It’s a known fact that a large part of our lives now revolve around interacting with some screen or the other. From the original idiot box to the third screen of our mobile phone, we are armed and ready to receive communication of any kind, any time of the day and night. New York Times recently held a panel discussion with some of the brightest creators of new media, Benjamin Palmer of Barbarian Group, Lard Bastholm of AKQA, Robert Rassmussen RG/A, all moderated by Jack Hilt. Here are some quotes we picked up from the chat…
On the proliferation of screens
• What the proliferation of screens has done is give a zillion creators the power to publish.
• When the TV networks held the reins for content, all advertising had to do was buy into the public consciousness of entertainment, which was television
• (You can’t just advertise just anything anymore) with the internet, consumers have become smarter.
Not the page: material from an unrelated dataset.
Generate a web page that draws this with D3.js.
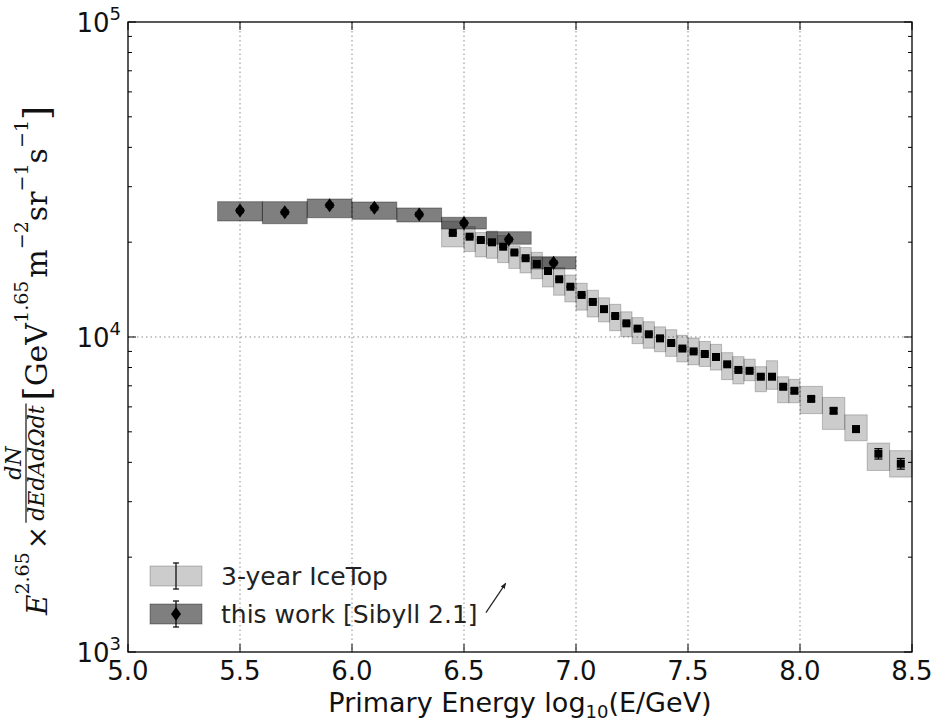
<!DOCTYPE html>
<html>
<head>
<meta charset="utf-8">
<script src="https://cdn.jsdelivr.net/npm/d3@7"></script>
<style>
  body { margin: 0; background: #fff; }
  svg { display: block; font-family: "DejaVu Sans", sans-serif; }
</style>
</head>
<body>
<div id="chart"></div>
<script>
let width = 936;
let height = 721;

// this work [Sibyll 2.1] - 0.2 wide bins
const sibyllEdges = [5.4, 5.6, 5.8, 6.0, 6.2, 6.4, 6.6, 6.8, 7.0];
const sibyllE = [5.5, 5.7, 5.9, 6.1, 6.3, 6.5, 6.7, 6.9];
const sibyllFlux = [25200, 24900, 26200, 25700, 24500, 23000, 20400, 17200];
const sibyllSysLo = [23350, 22890, 23910, 23640, 23180, 22020, 19700, 16440];
const sibyllSysHi = [26890, 26890, 27420, 26830, 25680, 23990, 21590, 17980];
const sibyllStat = [1.5, 1.5, 1.5, 1.5, 1.5, 1.5, 1.5, 1.5]; // percent

// 3-year IceTop
const icetopEdges = [6.4, 6.5, 6.55, 6.6, 6.65, 6.7, 6.75, 6.8, 6.85, 6.9, 6.95,
                     7.0, 7.05, 7.1, 7.15, 7.2, 7.25, 7.3, 7.35, 7.4, 7.45,
                     7.5, 7.55, 7.6, 7.65, 7.7, 7.75, 7.8, 7.85, 7.9, 7.95,
                     8.0, 8.1, 8.2, 8.3, 8.4, 8.5];
const icetopE = [6.45, 6.525, 6.575, 6.625, 6.675, 6.725, 6.775, 6.825, 6.875, 6.925,
                 6.975, 7.025, 7.075, 7.125, 7.175, 7.225, 7.275, 7.325, 7.375, 7.425,
                 7.475, 7.525, 7.575, 7.625, 7.675, 7.725, 7.775, 7.825, 7.875, 7.925,
                 7.975, 8.05, 8.15, 8.25, 8.35, 8.45];
const icetopFlux = [21400, 20820, 20320, 19980, 19350, 18550, 17790, 17050, 16200, 15250,
                    14440, 13600, 12920, 12260, 11660, 11050, 10630, 10200, 9900, 9570,
                    9190, 9000, 8830, 8640, 8190, 7860, 7810, 7480, 7480, 6950,
                    6750, 6360, 5830, 5100, 4260, 3960];
// systematic band, percent up / down
const icetopSysUp = [9, 7.6, 5.6, 8.5, 8.5, 5, 8.1, 8.9, 10.3, 8.9,
                     8.9, 8.9, 8.9, 8.6, 8.9, 8.8, 8.4, 9.6, 8.8, 10.2,
                     10.2, 10.3, 9.6, 9.7, 8.9, 10.2, 8.9, 7.6, 12.4, 7.6,
                     8.7, 9.6, 10.3, 11.0, 8.1, 10.0];
const icetopSysDown = [9.7, 10.3, 11.6, 11, 11, 11, 10.2, 10.2, 11, 11,
                       10.5, 10.5, 10.4, 8.9, 10.2, 9.3, 10.4, 9.7, 9.3, 9.3,
                       9.3, 9.3, 8.7, 9.1, 10.6, 9.7, 7.0, 10.4, 8.8, 11.0,
                       8.4, 10.2, 12.7, 8.2, 11.5, 9.3];
const icetopStat = [0.5, 0.5, 0.5, 0.5, 0.5, 0.5, 0.5, 0.5, 0.5, 0.5,
                    0.5, 0.5, 0.5, 0.5, 0.5, 0.5, 0.5, 0.6, 0.6, 0.6,
                    0.7, 0.7, 0.8, 0.8, 0.9, 1.0, 1.0, 1.1, 1.2, 1.3,
                    1.4, 1.5, 1.8, 2.2, 3.8, 3.9];

const xTicks = [5.0, 5.5, 6.0, 6.5, 7.0, 7.5, 8.0, 8.5];
const yTicks = [1e3, 1e4, 1e5];
const legendLabels = ["3-year IceTop", "this work [Sibyll 2.1]"];
// small arrow next to the legend, in data units [log10E, flux]
const arrowFrom = [6.598, 1333];
const arrowTo = [6.686, 1652];

let margin = {left: 128, right: 24, top: 22, bottom: 69};

const x = d3.scaleLinear().domain([5.0, 8.5]).range([margin.left, width - margin.right]);
const y = d3.scaleLog().domain([1e3, 1e5]).range([height - margin.bottom, margin.top]);

let svg = d3.select("#chart").append("svg")
    .attr("width", width)
    .attr("height", height);

const x0 = x.range()[0], x1 = x.range()[1];
const y0 = y.range()[0], y1 = y.range()[1];

// grid
const grid = svg.append("g")
    .attr("stroke", "#8a8a8a")
    .attr("stroke-width", 1)
    .attr("stroke-dasharray", "1.5,3");
grid.selectAll("line.gx")
    .data(xTicks.slice(1, -1))
    .join("line")
    .attr("x1", d => x(d)).attr("x2", d => x(d))
    .attr("y1", y1).attr("y2", y0);
grid.append("line")
    .attr("x1", x0).attr("x2", x1)
    .attr("y1", y(1e4)).attr("y2", y(1e4));

// IceTop systematic boxes
const icetop = icetopE.map((e, i) => ({
    lo: icetopEdges[i], hi: icetopEdges[i + 1], e: e, v: icetopFlux[i],
    top: icetopFlux[i] * (1 + icetopSysUp[i] / 100),
    bot: icetopFlux[i] * (1 - icetopSysDown[i] / 100),
    st: icetopStat[i]
}));
const sibyll = sibyllE.map((e, i) => ({
    lo: sibyllEdges[i], hi: sibyllEdges[i + 1], e: e, v: sibyllFlux[i],
    top: sibyllSysHi[i], bot: sibyllSysLo[i], st: sibyllStat[i]
}));

svg.append("g")
    .selectAll("rect")
    .data(icetop)
    .join("rect")
    .attr("x", d => x(d.lo))
    .attr("width", d => x(d.hi) - x(d.lo))
    .attr("y", d => y(d.top))
    .attr("height", d => y(d.bot) - y(d.top))
    .attr("fill", "#000").attr("fill-opacity", 0.2)
    .attr("stroke", "#000").attr("stroke-opacity", 0.22);

svg.append("g")
    .selectAll("rect")
    .data(sibyll)
    .join("rect")
    .attr("x", d => x(d.lo))
    .attr("width", d => x(d.hi) - x(d.lo))
    .attr("y", d => y(d.top))
    .attr("height", d => y(d.bot) - y(d.top))
    .attr("fill", "#000").attr("fill-opacity", 0.5)
    .attr("stroke", "#000").attr("stroke-opacity", 0.35);

// error bars
function errorbars(g, data) {
    const eb = g.selectAll("g").data(data).join("g").attr("stroke", "#000").attr("stroke-width", 1.2);
    eb.append("line")
        .attr("x1", d => x(d.e)).attr("x2", d => x(d.e))
        .attr("y1", d => y(d.v * (1 + d.st / 100))).attr("y2", d => y(d.v * (1 - d.st / 100)));
    eb.append("line")
        .attr("x1", d => x(d.e) - 4).attr("x2", d => x(d.e) + 4)
        .attr("y1", d => y(d.v * (1 + d.st / 100))).attr("y2", d => y(d.v * (1 + d.st / 100)));
    eb.append("line")
        .attr("x1", d => x(d.e) - 4).attr("x2", d => x(d.e) + 4)
        .attr("y1", d => y(d.v * (1 - d.st / 100))).attr("y2", d => y(d.v * (1 - d.st / 100)));
}
errorbars(svg.append("g"), icetop);
errorbars(svg.append("g"), sibyll);

const square = d3.symbol().type(d3.symbolSquare).size(64);
const diamond = "M0,-7L5,0L0,7L-5,0Z";

svg.append("g")
    .selectAll("path")
    .data(icetop)
    .join("path")
    .attr("transform", d => `translate(${x(d.e)},${y(d.v)})`)
    .attr("d", square)
    .attr("fill", "#000");

svg.append("g")
    .selectAll("path")
    .data(sibyll)
    .join("path")
    .attr("transform", d => `translate(${x(d.e)},${y(d.v)})`)
    .attr("d", diamond)
    .attr("fill", "#000");

// frame + ticks
svg.append("rect")
    .attr("x", x0).attr("y", y1)
    .attr("width", x1 - x0).attr("height", y0 - y1)
    .attr("fill", "none").attr("stroke", "#000").attr("stroke-width", 1.3);

const ticks = svg.append("g").attr("stroke", "#000").attr("stroke-width", 1);
ticks.selectAll("line.xb").data(xTicks).join("line")
    .attr("x1", d => x(d)).attr("x2", d => x(d))
    .attr("y1", y0).attr("y2", y0 - 8);
ticks.selectAll("line.xt").data(xTicks).join("line")
    .attr("x1", d => x(d)).attr("x2", d => x(d))
    .attr("y1", y1).attr("y2", y1 + 8);
const minor = y.ticks().filter(v => yTicks.indexOf(v) < 0);
ticks.selectAll("line.yl").data(minor).join("line")
    .attr("x1", x0).attr("x2", x0 + 4)
    .attr("y1", d => y(d)).attr("y2", d => y(d));
ticks.selectAll("line.yr").data(minor).join("line")
    .attr("x1", x1).attr("x2", x1 - 4)
    .attr("y1", d => y(d)).attr("y2", d => y(d));
ticks.selectAll("line.ylm").data(yTicks).join("line")
    .attr("x1", x0).attr("x2", x0 + 8)
    .attr("y1", d => y(d)).attr("y2", d => y(d));
ticks.selectAll("line.yrm").data(yTicks).join("line")
    .attr("x1", x1).attr("x2", x1 - 8)
    .attr("y1", d => y(d)).attr("y2", d => y(d));

// tick labels
svg.append("g")
    .selectAll("text")
    .data(xTicks)
    .join("text")
    .attr("x", d => x(d))
    .attr("y", y0 + 28)
    .attr("text-anchor", "middle")
    .style("font-size", "26px")
    .attr("fill", "#111")
    .text(d => d.toFixed(1));

const yl = svg.append("g")
    .selectAll("text")
    .data(yTicks)
    .join("text")
    .attr("x", x0 - 7)
    .attr("y", d => y(d) + 10)
    .attr("text-anchor", "end")
    .attr("fill", "#111")
    .style("font-size", "26px");
yl.append("tspan").text("10");
yl.append("tspan").attr("dy", -12).style("font-size", "18px").text(d => Math.round(Math.log10(d)));

// x axis title
const xt = svg.append("text")
    .attr("x", (x0 + x1) / 2)
    .attr("y", 712)
    .attr("text-anchor", "middle")
    .attr("fill", "#111")
    .style("font-size", "27px");
xt.append("tspan").text("Primary Energy log");
xt.append("tspan").attr("dy", 6).style("font-size", "18px").text("10");
xt.append("tspan").attr("dy", -6).text("(E/GeV)");

// y axis title (math, serif)
const ya = svg.append("g")
    .attr("transform", "translate(47,615) rotate(-90)")
    .style("font-family", "'DejaVu Serif', serif")
    .attr("fill", "#111");
let cx = 0;
function put(str, size, dy, italic) {
    const t = ya.append("text").attr("x", cx).attr("y", dy)
        .style("font-size", size + "px")
        .style("font-style", italic ? "italic" : "normal")
        .text(str);
    cx += t.node().getComputedTextLength();
    return t;
}
put("E", 28, 0, true);
put("2.65", 19, -18, false);
cx += 3;
put("\u00d7", 28, 0, false);
cx += 3;
// fraction
const fx = cx;
const num = ya.append("text").attr("y", -26).style("font-size", "22px").style("font-style", "italic").text("dN");
const den = ya.append("text").attr("y", -3).style("font-size", "22px").style("font-style", "italic").text("dEdAd\u03a9dt");
const fw = Math.max(num.node().getComputedTextLength(), den.node().getComputedTextLength()) + 4;
num.attr("x", fx + fw / 2).attr("text-anchor", "middle");
den.attr("x", fx + fw / 2).attr("text-anchor", "middle");
ya.append("line").attr("x1", fx).attr("x2", fx + fw).attr("y1", -21).attr("y2", -21)
    .attr("stroke", "#111").attr("stroke-width", 1.2);
cx = fx + fw + 3;
put("[", 36, 2, false);
put("GeV", 30, 0, false);
put("1.65", 19, -19, false);
cx += 3;
put("m", 30, 0, false);
put("\u22122", 19, -19, false);
put("sr", 30, 0, false);
put("\u22121", 19, -19, false);
put("s", 30, 0, false);
put("\u22121", 19, -19, false);
put("]", 36, 2, false);

// legend
const legend = svg.append("g");
const legRows = [
    {label: legendLabels[0], op: 0.2, sop: 0.22, y: 576, mark: square},
    {label: legendLabels[1], op: 0.5, sop: 0.35, y: 614, mark: diamond}
];
const lr = legend.selectAll("g").data(legRows).join("g")
    .attr("transform", d => `translate(0,${d.y})`);
lr.append("rect")
    .attr("x", 150).attr("y", -10).attr("width", 52).attr("height", 20)
    .attr("fill", "#000").attr("fill-opacity", d => d.op)
    .attr("stroke", "#000").attr("stroke-opacity", d => d.sop);
lr.append("line").attr("x1", 176).attr("x2", 176).attr("y1", -13).attr("y2", 13)
    .attr("stroke", "#000").attr("stroke-width", 1.2);
lr.append("line").attr("x1", 173).attr("x2", 179).attr("y1", -13).attr("y2", -13)
    .attr("stroke", "#000").attr("stroke-width", 1.2);
lr.append("line").attr("x1", 173).attr("x2", 179).attr("y1", 13).attr("y2", 13)
    .attr("stroke", "#000").attr("stroke-width", 1.2);
lr.append("path").attr("transform", "translate(176,0)").attr("d", d => d.mark).attr("fill", "#000");
lr.append("text")
    .attr("x", 221).attr("y", 9)
    .style("font-size", "25px")
    .attr("fill", "#222")
    .text(d => d.label);

// arrow annotation
svg.append("defs").append("marker")
    .attr("id", "ah").attr("viewBox", "0 0 10 10").attr("refX", 9).attr("refY", 5)
    .attr("markerWidth", 5).attr("markerHeight", 5).attr("orient", "auto")
    .append("path").attr("d", "M0,1L10,5L0,9Z").attr("fill", "#222");
svg.append("line")
    .attr("x1", x(arrowFrom[0])).attr("y1", y(arrowFrom[1]))
    .attr("x2", x(arrowTo[0])).attr("y2", y(arrowTo[1]))
    .attr("stroke", "#222").attr("stroke-width", 1.2)
    .attr("marker-end", "url(#ah)");
</script>
</body>
</html>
• Most media, like television, used to be a kind of flow. You’d sit down, you’d turn it on and you’d watch. The reason advertising is completely broken is, that flow doesn’t exist anymore. There’s no prime time.
• (On the Internet) brands have become transparent, and that’s changed the tone of advertising. Now you have to try to be more authentic — even if it’s just authentically acknowledging that what you’re doing is advertising.
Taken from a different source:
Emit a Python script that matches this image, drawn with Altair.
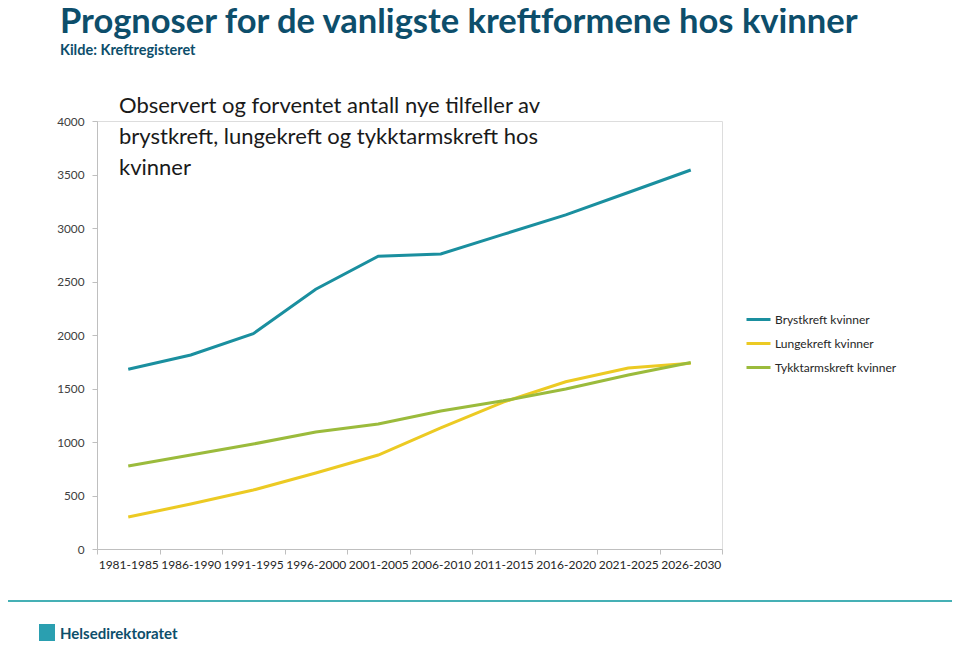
import altair as alt
import pandas as pd

periods = ["1981-1985", "1986-1990", "1991-1995", "1996-2000", "2001-2005",
           "2006-2010", "2011-2015", "2016-2020", "2021-2025", "2026-2030"]
series_names = ["Brystkreft kvinner", "Lungekreft kvinner", "Tykktarmskreft kvinner"]
bryst = [1680, 1813, 2012, 2428, 2736, 2757, 2940, 3122, 3332, 3542]
lunge = [299, 420, 551, 710, 878, 1131, 1372, 1563, 1692, 1736]
tykktarm = [776, 878, 981, 1093, 1168, 1290, 1385, 1495, 1626, 1743]
colors = ["#1a8f9f", "#ecca23", "#9bbb3c"]
y_ticks = [0, 500, 1000, 1500, 2000, 2500, 3000, 3500, 4000]

rows = []
for name, vals in zip(series_names, [bryst, lunge, tykktarm]):
    for p, v in zip(periods, vals):
        rows.append({"Periode": p, "Serie": name, "Antall": v})
df = pd.DataFrame(rows)

FONT = "Lato"
TITLE_COLOR = "#0d4e6b"

lines = alt.Chart(df).mark_line(strokeWidth=3).encode(
    x=alt.X("Periode:N", sort=periods, title=None,
            scale=alt.Scale(paddingInner=0, paddingOuter=0),
            axis=alt.Axis(labelAngle=0, tickBand="extent", tickSize=5,
                          labelPadding=5, labelFontSize=12, labelColor="#262626",
                          domainColor="#bfbfbf", tickColor="#bfbfbf", labelFont=FONT)),
    y=alt.Y("Antall:Q", title=None,
            scale=alt.Scale(domain=[0, 4000], nice=False),
            axis=alt.Axis(values=y_ticks, format="d", grid=False, tickSize=5, labelPadding=8,
                          labelFontSize=11.8, labelColor="#404040", labelFont=FONT,
                          domainColor="#bfbfbf", tickColor="#bfbfbf")),
    color=alt.Color("Serie:N", sort=series_names,
                    scale=alt.Scale(domain=series_names, range=colors),
                    legend=alt.Legend(title=None, orient="none", legendX=648, legendY=185,
                                      symbolType="stroke", symbolSize=576,
                                      symbolStrokeWidth=3, labelFontSize=12,
                                      labelFont=FONT, labelColor="#262626",
                                      labelOffset=3, rowPadding=4)),
)

inner_title = alt.Chart(pd.DataFrame({"t": [0]})).mark_text(
    align="left", baseline="alphabetic", fontSize=22, font=FONT,
    color="#1a1a1a", lineHeight=31,
).encode(
    x=alt.value(22), y=alt.value(-8),
    text=alt.value(["Observert og forventet antall nye tilfeller av",
                    "brystkreft, lungekreft og tykktarmskreft hos",
                    "kvinner"]),
)

footer_line = alt.Chart(pd.DataFrame({"t": [0]})).mark_rule(
    color="#45b0b5", strokeWidth=2
).encode(x=alt.value(-89), x2=alt.value(855), y=alt.value(480))

logo_box = alt.Chart(pd.DataFrame({"t": [0]})).mark_rect(
    color="#2a9fb0"
).encode(x=alt.value(-58), x2=alt.value(-42), y=alt.value(503), y2=alt.value(520))

footer_text = alt.Chart(pd.DataFrame({"t": [0]})).mark_text(
    align="left", baseline="alphabetic", fontSize=15, font=FONT,
    fontWeight="bold", color=TITLE_COLOR,
).encode(x=alt.value(-37), y=alt.value(518), text=alt.value("Helsedirektoratet"))

chart = alt.layer(lines, inner_title, footer_line, logo_box, footer_text).properties(
    width=625, height=428,
    autosize=alt.AutoSizeParams(type="none"),
    padding={"left": 89, "top": 113, "right": 230, "bottom": 92},
    title=alt.TitleParams(
        text="Prognoser for de vanligste kreftformene hos kvinner",
        subtitle="Kilde: Kreftregisteret",
        anchor="start", frame="group", dx=-37, offset=37,
        font=FONT, fontSize=34.5, fontWeight="bold", color=TITLE_COLOR,
        subtitleFont=FONT, subtitleFontSize=14.5, subtitleFontWeight="bold",
        subtitleColor=TITLE_COLOR, subtitlePadding=3,
    ),
).configure_view(strokeWidth=0).configure(font=FONT)

chart.save("out.html", embed_options={"renderer": "svg", "actions": False})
• So advertising is by necessity a fractured narrative. We have a story we want to tell, and we use different media channels and different touch points to tell it.
On customer being in control
• It used to be that companies would commission a study at great expense to find out what people thought about their product. Now you just go online and find out. It’s really scary at first. You realize there’s a whole dialogue going on outside your brand, and you can’t control it.
• (When customers talk online) The feedback you get, is so much richer and more immediate than what we used to get.
• That’s scary because of the instantaneousness of it. I mean, people will call you on things in a heartbeat.
(Editor’s note, politicians and the government in Mumbai were at the receiving end of this new phenomena after the terror strikes in Mumbai; email, social networking sites and mobile phones became the centre of a movement that brought some 20,000 people together to a peace march at the Gateway of India. Read the tiny post that started it all)
On marketers trying to adapt
• We used to joke that advertising was “lying for a living.” We got away with that back then. We can’t anymore. And now, if we get caught in a lie, we’re in trouble.
On staying informed
• Most people no longer “watch the news.” Every morning I (Lars Bastholm) check the latest headlines on the BBC’s Web site. There’s a Danish newspaper that I check out every day, because that’s where I’m from, and then I look at The New York Times. I get a Twitter feed from CNN as well.
On how media can go with the flow
• The problem with established news shows is that they’re trying to be everything for everybody.
• Maybe the newscaster could begin with a Twitter feed where she’s talking about what she’s actually doing during the day – eg, newscaster talking openheartedly about what she experienced the second after she’s done with the interview.
• There is an interesting contrast between this fixed 6:30 p.m. news show and this idea of the fragmented narrative throughout the day.
On advertising money machines like the Superbowl
• The Super Bowl has become an advertising event. Everybody watches and talks about the ads.
• No one is saying that a Super Bowl spot won’t work. As a way to launch the conversation, why not? But you have to have lots of digital follow-up planned ahead of time.
• You can make revenue off multiple streams of content. If you’re giving somebody two minutes or three minutes of content, they’re probably willing to accept a brief ad.
On the future
• Clients are not saying, “Make us ads” or “Make us Web sites,” they’re saying, “Create interaction between our brand and our customers.” That’s our job now.